Decided on November 20, 2014
Tom, J.P., Friedman, Andrias, Feinman, Kapnick, JJ.

13554 5628/09

[*1] The People of the State of New York, Respondent,

v

Tyese Funderbunk, Defendant-Appellant.




Steven Banks, The Legal Aid Society, New York (Svetlana M. Kornfeind of counsel), and Patterson Belknap Webb & Tyler LLP, New York (Jason S. Gould of counsel), for appellant.

Cyrus R. Vance, Jr., District Attorney, New York (Yuval Simchi-Levi of counsel), for respondent.



Judgment, Supreme Court, New York County (Bonnie G. Wittner, J. at suppression hearing; Cassandra M. Mullen, J. at jury trial and sentencing), rendered October 26, 2010, as amended December 10, 2010, convicting defendant of criminal possession of a controlled substance in the fifth degree, and sentencing him, as a second felony drug offender, to a term of four years, unanimously affirmed.

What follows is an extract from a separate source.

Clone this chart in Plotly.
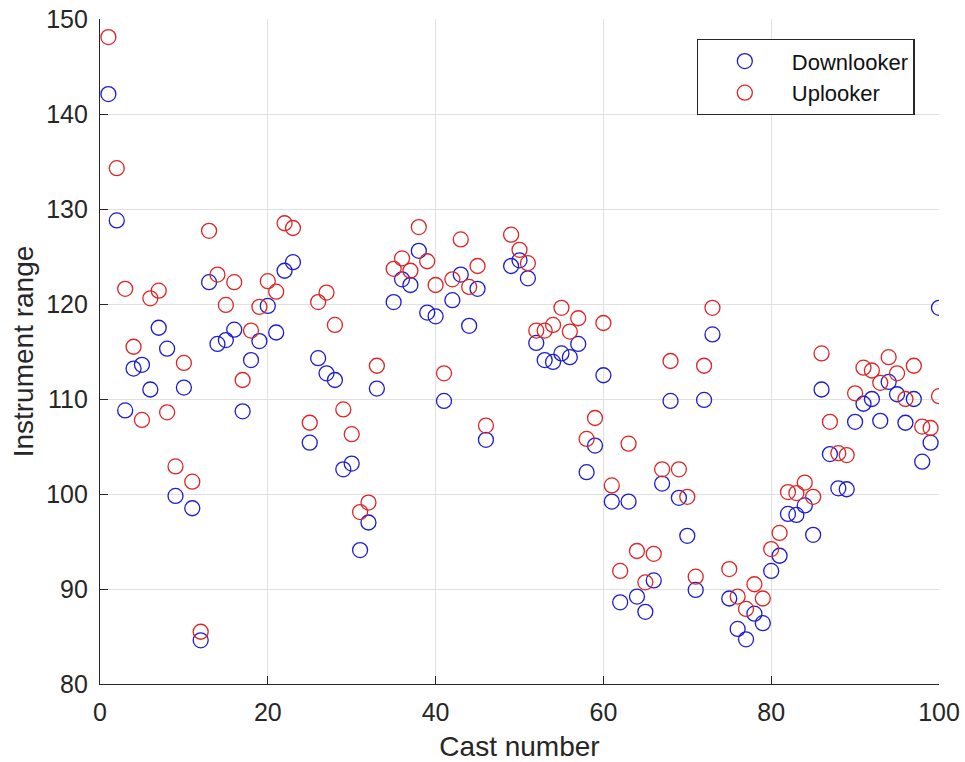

The court properly denied defendant's suppression motion. The only police activity challenged on appeal is an officer's act of opening a car door during a lawful traffic stop, which ultimately led to the recovery of contraband. Defendant concedes that the police were entitled to order the occupants to come out

of the car (see People v Robinson, 74 NY2d 773 [1989], cert denied 493 US 966 [1989]), but argues that they were not entitled to open a car door without individualized suspicion of criminality.

Opening a door is a minimally intrusive safety precaution, incident to a valid automobile lawful traffic stop (People v David L., 56 NY2d 698 [1982] revg on dissent, 81 AD2d 893, 895-896 [2d Dept 1981]). Such an action is comparable to, and actually less intrusive than, ordering the occupants to exit the car. We find nothing in People v Garcia (20 NY3d 317 [2012]) to suggest that David L. should no longer be followed.

Here, an officer acted reasonably in opening a door because the car's excessively tinted windows obstructed the view of the car's interior, including the rear seat passenger area, and the officer heard a fellow officer direct the rear passenger to stop moving and place his hands in [*2]view. Accordingly, opening the door was a reasonable safety precaution (see e.g. People v Gonzalez, 298 AD2d 133 [2002], lv denied 99 NY2d 558 [2002]).

We perceive no basis for reducing the sentence.

THIS CONSTITUTES THE DECISION AND ORDER

OF THE SUPREME COURT, APPELLATE DIVISION, FIRST DEPARTMENT.